In Dr. James Dobson's book, Bringing up Boys, research reveals that it can be especially difficult for boys to sit all day in a school desk at a young age. I remember him quoting one man who recalled his days in first grade thinking, "If only I could stand, if I could just stand up, I'd be ok…" GKGW does not present any understanding of male-appropriate guidelines or age-appropriate behaviors.

Misconception: Exclusivity and isolationism are preferred.

The GKGW series does not present itself as another one of many good resources, it presents itself as all you'll need. After all, it's "God's Way."

Like many parents, I relied too heavily on the materials, and then began to realize I was excluding God. I actually had the thought, when faced with situations, "I don't need to pray over this, I already know the answer." That is so faulty! I immersed myself to the point that I read very few other parenting materials-what was the need, GKGW had it all! I even remember a few occasions having the thought, "why would I need to measure GKGW against the Bible, the Bible's in there!" And instead of checking the context of each passage to see if scripture was handled correctly (often not the case, sadly), I took the book's word for it. As I write this, I can't even believe I thought that!! It's really dangerous to be that narrow-minded concerning what one man thinks and how one man views parenting, God, and the Bible.

One mom told me, "That's one of the reasons that I liked the Ezzo's teachings, they are all neatly packaged and I didn't have to do the work of sorting out all the different philosophies out there. Now I'm realizing that I wasn't really being a thinking parent by taking that approach."

Many moms I talked with thought they could only seek out guidance from someone doing GKGW, which really limits their opportunities. Also, a frequent question I received as a contact mom was over the concern of letting children play with Christian but non-GKGW-raised children. Again, fear was the motivator-what bad habits would their children pick up from these other children?

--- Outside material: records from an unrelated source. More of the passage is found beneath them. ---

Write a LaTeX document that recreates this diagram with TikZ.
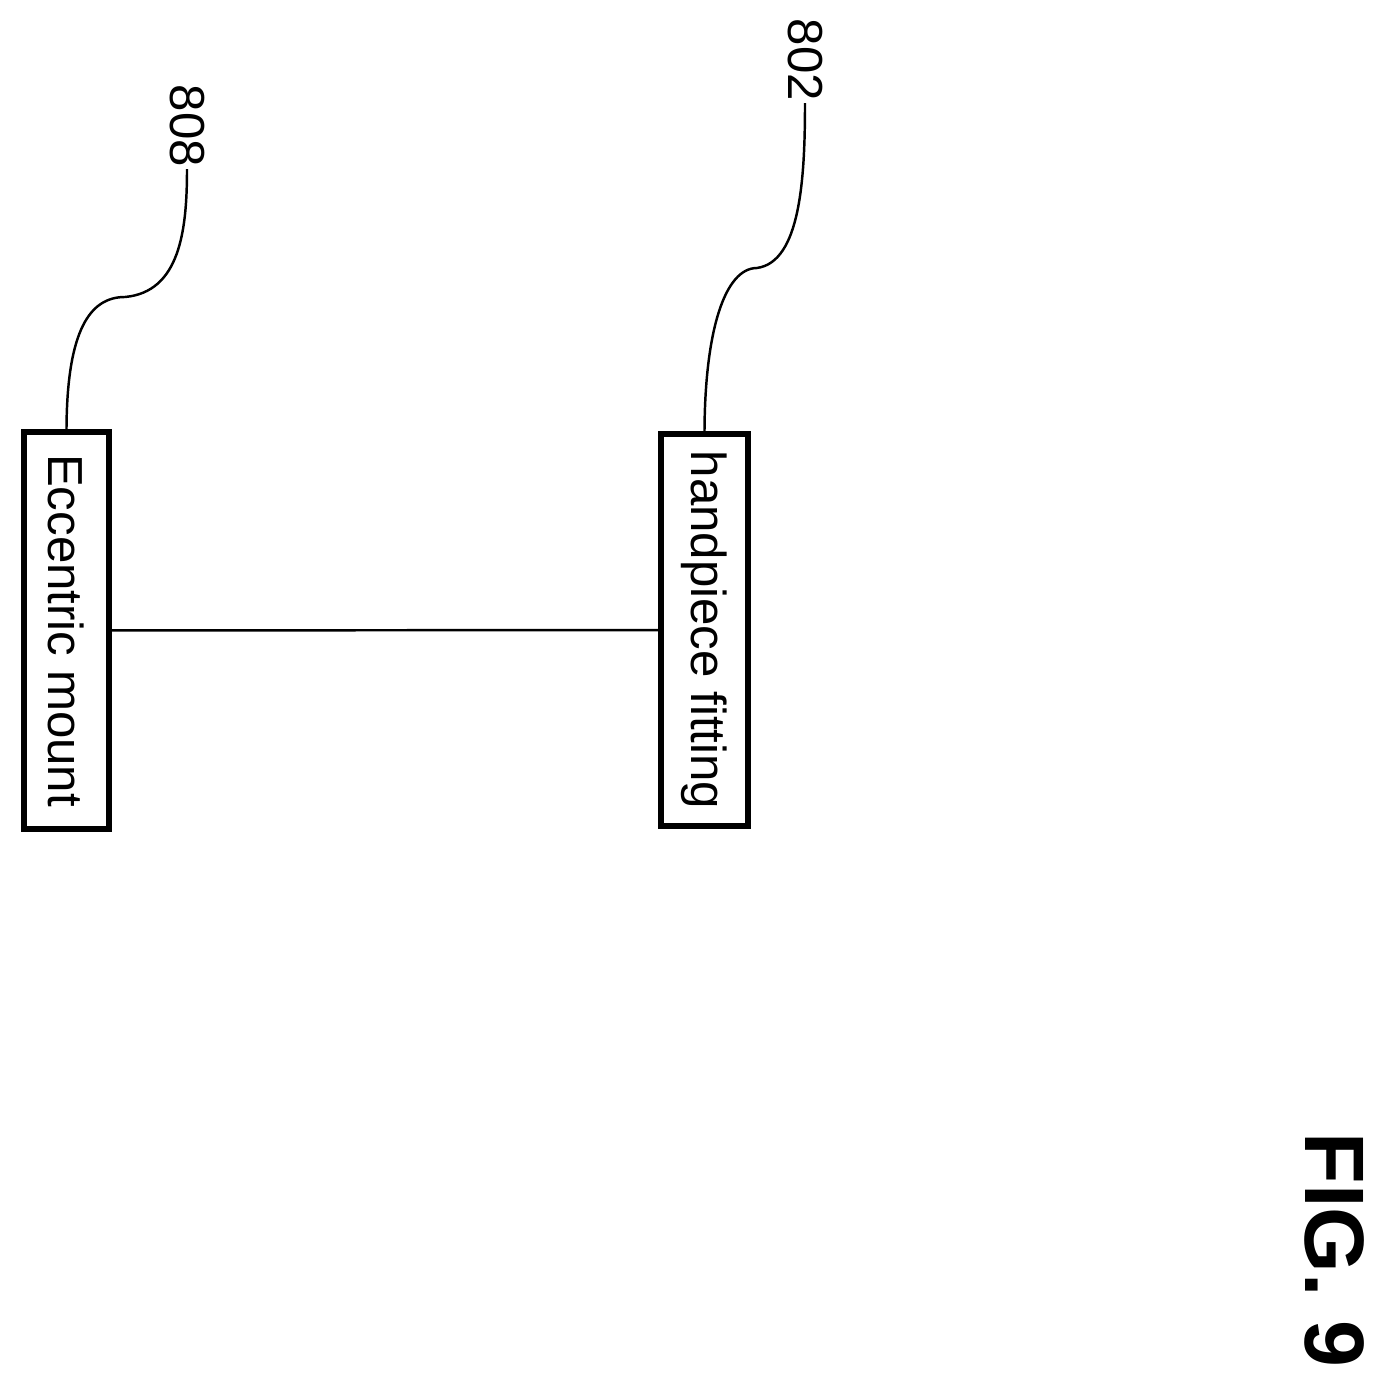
\documentclass[tikz,border=0pt]{standalone}
\usepackage{fontspec}
\setmainfont{Liberation Sans}
\usetikzlibrary{positioning}

\begin{document}
\begin{tikzpicture}[x=0.02cm,y=-0.02cm,
  block/.style={draw,line width=3.6pt,rotate=-90,inner sep=0pt,font=\fontsize{28}{32}\selectfont},
  ref/.style={rotate=-90,inner sep=1pt,font=\fontsize{28}{32}\selectfont},
  lead/.style={line width=1.4pt}]
  \useasboundingbox (0,0) rectangle (1387,1381);

  \node[block,minimum width=7.94cm,minimum height=1.7cm] (mount) at (66.5,630.5) {Eccentric mount};
  \node[block,minimum width=7.84cm,minimum height=1.74cm] (fitting) at (704.5,630) {handpiece fitting};

  \node[ref] (n808) at (187,126) {808};
  \node[ref] (n802) at (805,60) {802};
  \node[rotate=-90,inner sep=0pt,font=\fontsize{48}{54}\selectfont\bfseries] (fig) at (1335,1250) {FIG. 9};

  \draw[lead] (mount) -- (fitting);
  \draw[lead] (mount.west) .. controls (67,330) and (90,297) .. (125,297)
    .. controls (180,292) and (187,230) .. (n808.east);
  \draw[lead] (fitting.west) .. controls (705,330) and (725,268) .. (757,268)
    .. controls (800,262) and (805,180) .. (n802.east);
\end{tikzpicture}
\end{document}
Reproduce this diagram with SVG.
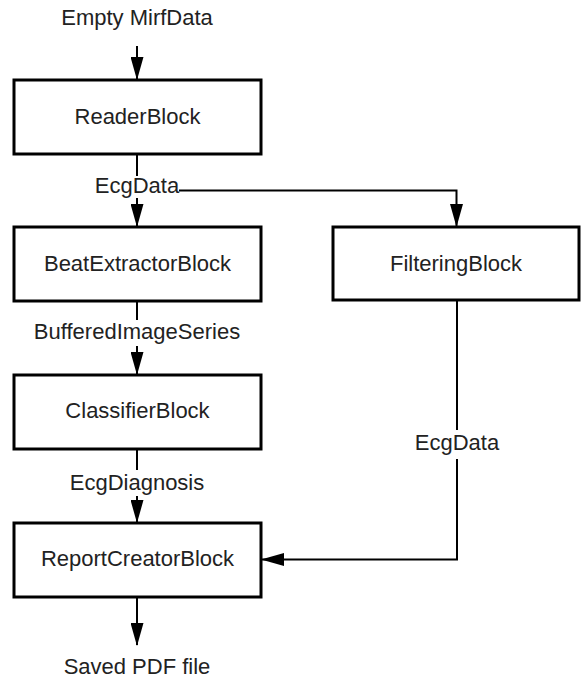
<svg xmlns="http://www.w3.org/2000/svg" width="583" height="679" viewBox="0 0 583 679">
  <style>
    .box { fill: #ffffff; stroke: #000000; stroke-width: 3; }
    .txt { font-family: "Liberation Sans", Arial, sans-serif; font-size: 22px; fill: #222222; text-anchor: middle; }
    .conn { fill: none; stroke: #000000; stroke-width: 2; }
    .lblbg { fill: #ffffff; stroke: none; }
  </style>
  <defs>
    <marker id="arrow" markerUnits="userSpaceOnUse" markerWidth="23" markerHeight="13" refX="22" refY="6.5" orient="auto">
      <path d="M0,0 L23,6.5 L0,13 z" fill="#000000"/>
    </marker>
  </defs>
  <rect x="0" y="0" width="583" height="679" fill="#ffffff"/>

  <g id="connectors">
    <line class="conn" x1="137" y1="46" x2="137" y2="79" marker-end="url(#arrow)"/>
    <line class="conn" x1="137" y1="154" x2="137" y2="226" marker-end="url(#arrow)"/>
    <path class="conn" d="M137,154 V190.5 H456.5 V226" marker-end="url(#arrow)"/>
    <line class="conn" x1="137" y1="301" x2="137" y2="374" marker-end="url(#arrow)"/>
    <line class="conn" x1="137" y1="449" x2="137" y2="522" marker-end="url(#arrow)"/>
    <path class="conn" d="M457,300 V559.5 H262" marker-end="url(#arrow)"/>
    <line class="conn" x1="137" y1="597" x2="137" y2="645" marker-end="url(#arrow)"/>

    <g id="label-ecgdata-1">
      <rect class="lblbg" x="95" y="176" width="84" height="22"/>
      <text class="txt" x="137" y="193">EcgData</text>
    </g>
    <g id="label-buffered">
      <rect class="lblbg" x="33" y="320" width="208" height="26"/>
      <text class="txt" x="137" y="339">BufferedImageSeries</text>
    </g>
    <g id="label-diagnosis">
      <rect class="lblbg" x="67" y="470" width="140" height="26"/>
      <text class="txt" x="137" y="490">EcgDiagnosis</text>
    </g>
    <g id="label-ecgdata-2">
      <rect class="lblbg" x="413" y="430" width="88" height="29"/>
      <text class="txt" x="457" y="450">EcgData</text>
    </g>
  </g>

  <g id="input">
    <text class="txt" x="137" y="25">Empty MirfData</text>
  </g>

  <g id="reader">
    <rect class="box" x="14" y="80" width="247" height="74"/>
    <text class="txt" x="137.5" y="124">ReaderBlock</text>
  </g>

  <g id="beatextractor">
    <rect class="box" x="14" y="227" width="247" height="74"/>
    <text class="txt" x="137.5" y="271">BeatExtractorBlock</text>
  </g>

  <g id="filtering">
    <rect class="box" x="333" y="227" width="246" height="73"/>
    <text class="txt" x="456" y="270.5">FilteringBlock</text>
  </g>

  <g id="classifier">
    <rect class="box" x="14" y="375" width="247" height="74"/>
    <text class="txt" x="137.5" y="418">ClassifierBlock</text>
  </g>

  <g id="reportcreator">
    <rect class="box" x="14" y="523" width="247" height="74"/>
    <text class="txt" x="137.5" y="566">ReportCreatorBlock</text>
  </g>

  <g id="output">
    <text class="txt" x="137" y="674">Saved PDF file</text>
  </g>
</svg>
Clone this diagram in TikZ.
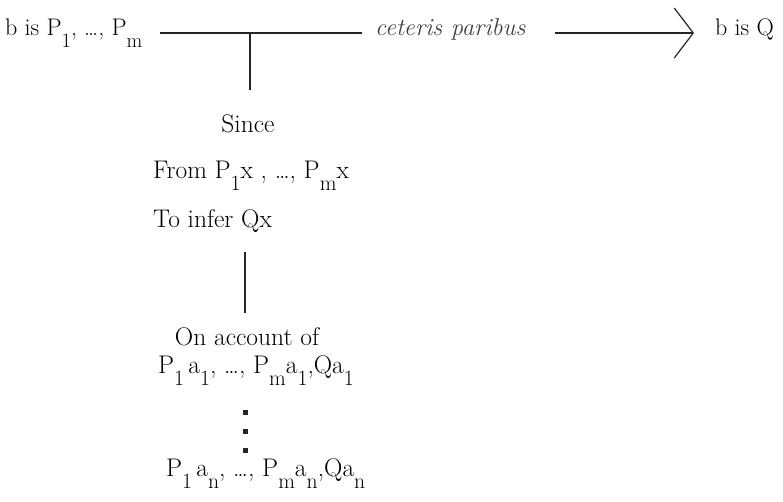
\documentclass[tikz,border=0pt]{standalone}
\usetikzlibrary{arrows.meta}

\newcommand{\lowsub}[1]{\raisebox{-0.5em}{\scalebox{0.85}{#1}}}

\tikzset{
  toprow/.style={inner sep=0pt, font=\fontsize{24}{28}\selectfont},
  block/.style={inner sep=0pt, font=\fontsize{25.5}{30}\selectfont},
  link/.style={line width=1.2pt, black!85},
}

\begin{document}
\begin{tikzpicture}[x=1pt, y=-1pt]
    \useasboundingbox (0,0) rectangle (783,501);

    % top row
    \node[toprow, anchor=base west] (premise) at (5,35) {b is P\lowsub{1}, \dots, P\lowsub{m}};
    \node[toprow, anchor=base west] (conclusion) at (715,35) {b is Q};
    \node[toprow, anchor=base west, font=\fontsize{24.5}{28}\selectfont\itshape, black!75] (cp) at (375,35) {ceteris paribus};
    \coordinate (lstart) at (160,33);
    \coordinate (junction) at (250,33);
    \coordinate (lend) at (362,33);
    \coordinate (astart) at (555,33);
    \coordinate (tip) at (694,33);

    \draw[link] (lstart) -- (lend);
    \draw[link, -{Straight Barb[length=19pt, width=50pt, line width=1.2pt]}] (astart) -- (tip);

    % warrant
    \node[block, anchor=base] (since) at (248,132) {Since};
    \node[block, anchor=base west] (from) at (153,178) {From P\lowsub{1}x , \dots, P\lowsub{m}x};
    \node[block, anchor=base west] (toinfer) at (153,227) {To infer Qx};
    \coordinate (wtop) at (250,90);
    \draw[link] (junction) -- (wtop);

    % backing
    \node[block, anchor=base] (onaccount) at (247,345) {On account of};
    \node[block, anchor=base west] (firstcase) at (158,373) {P\lowsub{1}\,a\lowsub{1}, \dots, P\lowsub{m}a\lowsub{1},Qa\lowsub{1}};
    \node[block, anchor=base west] (lastcase) at (166,476) {P\lowsub{1}\,a\lowsub{n}, \dots, P\lowsub{m}a\lowsub{n},Qa\lowsub{n}};
    \coordinate (wbottom) at (245,252);
    \coordinate (btop) at (245,313);
    \draw[link] (wbottom) -- (btop);
    \foreach \y in {412,431,450}
        \fill[black!85] (243,\y-2.5) rectangle +(4.5,5);
\end{tikzpicture}
\end{document}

In summary, when I finally was willing to look into things, I was overwhelmed by the number of churches, theologians, organizations, and individuals who brought forward the very concerns and conclusions I had finally come to. I say that not say it will happen to you, but just as a caution to remember to rely on God and evaluate everything through him, and by all means "Test everything, hold onto what is good." (1 Thes. 5:21)

If you have used GKGW and are feeling discouraged over mistakes you've made, let me encourage you, it's not too late. God can and will work in your life and in your children's lives. You can rebuild your relationship with your children if it's been damaged. Pray, search the scriptures, put the parenting books aside for awhile, and seek the Lord. Most of all, seek how you can show grace to your children. One mom wrote to me, "Think about how often your own motivation to submit to the Lord or others comes from a pure heart. How often do your motivations and expectations for your children come from a pure heart?"

Remembering these questions can help us be our children's allies in their struggle to follow God, rather than parents who dogmatically follow formulas. Please know that I am not saying all parents who use GKGW are dogmatic or follow formulas. I just know many that fell into that trap as I did. And while the law shows us our need for Christ, it has no power to change us. In fact, Paul lays out quite clearly in Romans 7 how the law encouraged him to sin more, much to his confusion. Titus 2:12 teaches that instead it is grace that teaches us to say no to ungodliness. I think if we are to truly have a significant role alongside God in reaching the hearts of our children, that we must come to understand that concept and how it fits into our parenting. By grace I do not mean permissiveness, but that would be another article! Love your children, train them, and pray over them always.